#### Dataset content
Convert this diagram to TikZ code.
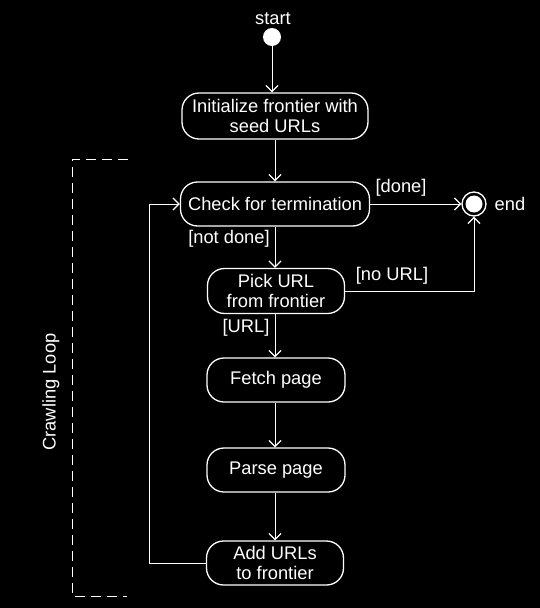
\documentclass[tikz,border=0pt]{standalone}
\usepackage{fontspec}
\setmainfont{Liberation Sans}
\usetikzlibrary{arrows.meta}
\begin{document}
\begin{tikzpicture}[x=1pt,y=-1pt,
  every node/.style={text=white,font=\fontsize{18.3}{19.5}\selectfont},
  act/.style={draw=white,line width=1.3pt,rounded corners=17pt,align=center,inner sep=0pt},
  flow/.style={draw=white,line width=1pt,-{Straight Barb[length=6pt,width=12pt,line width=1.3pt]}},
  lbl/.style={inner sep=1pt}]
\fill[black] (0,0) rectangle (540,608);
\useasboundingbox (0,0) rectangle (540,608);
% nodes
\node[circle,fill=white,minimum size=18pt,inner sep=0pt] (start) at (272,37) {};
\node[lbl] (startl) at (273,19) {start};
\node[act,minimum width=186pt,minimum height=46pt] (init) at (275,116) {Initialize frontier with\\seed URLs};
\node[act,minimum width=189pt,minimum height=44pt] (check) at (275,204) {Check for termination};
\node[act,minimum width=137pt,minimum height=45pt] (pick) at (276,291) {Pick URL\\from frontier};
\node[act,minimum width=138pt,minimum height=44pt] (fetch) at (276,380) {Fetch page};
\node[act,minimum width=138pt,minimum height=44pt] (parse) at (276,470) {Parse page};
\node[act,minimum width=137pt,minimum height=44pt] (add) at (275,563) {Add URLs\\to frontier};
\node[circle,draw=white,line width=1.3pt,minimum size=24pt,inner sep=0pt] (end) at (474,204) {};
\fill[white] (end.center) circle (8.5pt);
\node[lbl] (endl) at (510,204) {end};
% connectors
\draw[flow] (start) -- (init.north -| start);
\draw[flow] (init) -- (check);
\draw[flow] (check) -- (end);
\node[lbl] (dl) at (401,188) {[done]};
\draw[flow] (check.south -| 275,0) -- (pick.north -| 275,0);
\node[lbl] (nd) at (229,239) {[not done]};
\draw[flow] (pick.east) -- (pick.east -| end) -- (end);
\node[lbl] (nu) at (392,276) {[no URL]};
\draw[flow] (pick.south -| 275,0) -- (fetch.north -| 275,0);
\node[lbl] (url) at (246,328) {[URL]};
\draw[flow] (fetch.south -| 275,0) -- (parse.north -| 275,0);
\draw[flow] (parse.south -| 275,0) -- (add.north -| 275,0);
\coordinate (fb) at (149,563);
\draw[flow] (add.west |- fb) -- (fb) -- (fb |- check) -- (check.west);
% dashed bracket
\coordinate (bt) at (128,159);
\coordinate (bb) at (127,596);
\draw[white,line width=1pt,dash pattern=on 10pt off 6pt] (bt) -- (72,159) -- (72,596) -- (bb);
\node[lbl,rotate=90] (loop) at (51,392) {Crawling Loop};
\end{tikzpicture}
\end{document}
########
**Task directions:** Write the listing above out again exactly, dropping each image.

**Exercise solution:**
Convert this diagram to TikZ code.
\documentclass[tikz,border=0pt]{standalone}
\usepackage{fontspec}
\setmainfont{Liberation Sans}
\usetikzlibrary{arrows.meta}
\begin{document}
\begin{tikzpicture}[x=1pt,y=-1pt,
  every node/.style={text=white,font=\fontsize{18.3}{19.5}\selectfont},
  act/.style={draw=white,line width=1.3pt,rounded corners=17pt,align=center,inner sep=0pt},
  flow/.style={draw=white,line width=1pt,-{Straight Barb[length=6pt,width=12pt,line width=1.3pt]}},
  lbl/.style={inner sep=1pt}]
\fill[black] (0,0) rectangle (540,608);
\useasboundingbox (0,0) rectangle (540,608);
% nodes
\node[circle,fill=white,minimum size=18pt,inner sep=0pt] (start) at (272,37) {};
\node[lbl] (startl) at (273,19) {start};
\node[act,minimum width=186pt,minimum height=46pt] (init) at (275,116) {Initialize frontier with\\seed URLs};
\node[act,minimum width=189pt,minimum height=44pt] (check) at (275,204) {Check for termination};
\node[act,minimum width=137pt,minimum height=45pt] (pick) at (276,291) {Pick URL\\from frontier};
\node[act,minimum width=138pt,minimum height=44pt] (fetch) at (276,380) {Fetch page};
\node[act,minimum width=138pt,minimum height=44pt] (parse) at (276,470) {Parse page};
\node[act,minimum width=137pt,minimum height=44pt] (add) at (275,563) {Add URLs\\to frontier};
\node[circle,draw=white,line width=1.3pt,minimum size=24pt,inner sep=0pt] (end) at (474,204) {};
\fill[white] (end.center) circle (8.5pt);
\node[lbl] (endl) at (510,204) {end};
% connectors
\draw[flow] (start) -- (init.north -| start);
\draw[flow] (init) -- (check);
\draw[flow] (check) -- (end);
\node[lbl] (dl) at (401,188) {[done]};
\draw[flow] (check.south -| 275,0) -- (pick.north -| 275,0);
\node[lbl] (nd) at (229,239) {[not done]};
\draw[flow] (pick.east) -- (pick.east -| end) -- (end);
\node[lbl] (nu) at (392,276) {[no URL]};
\draw[flow] (pick.south -| 275,0) -- (fetch.north -| 275,0);
\node[lbl] (url) at (246,328) {[URL]};
\draw[flow] (fetch.south -| 275,0) -- (parse.north -| 275,0);
\draw[flow] (parse.south -| 275,0) -- (add.north -| 275,0);
\coordinate (fb) at (149,563);
\draw[flow] (add.west |- fb) -- (fb) -- (fb |- check) -- (check.west);
% dashed bracket
\coordinate (bt) at (128,159);
\coordinate (bb) at (127,596);
\draw[white,line width=1pt,dash pattern=on 10pt off 6pt] (bt) -- (72,159) -- (72,596) -- (bb);
\node[lbl,rotate=90] (loop) at (51,392) {Crawling Loop};
\end{tikzpicture}
\end{document}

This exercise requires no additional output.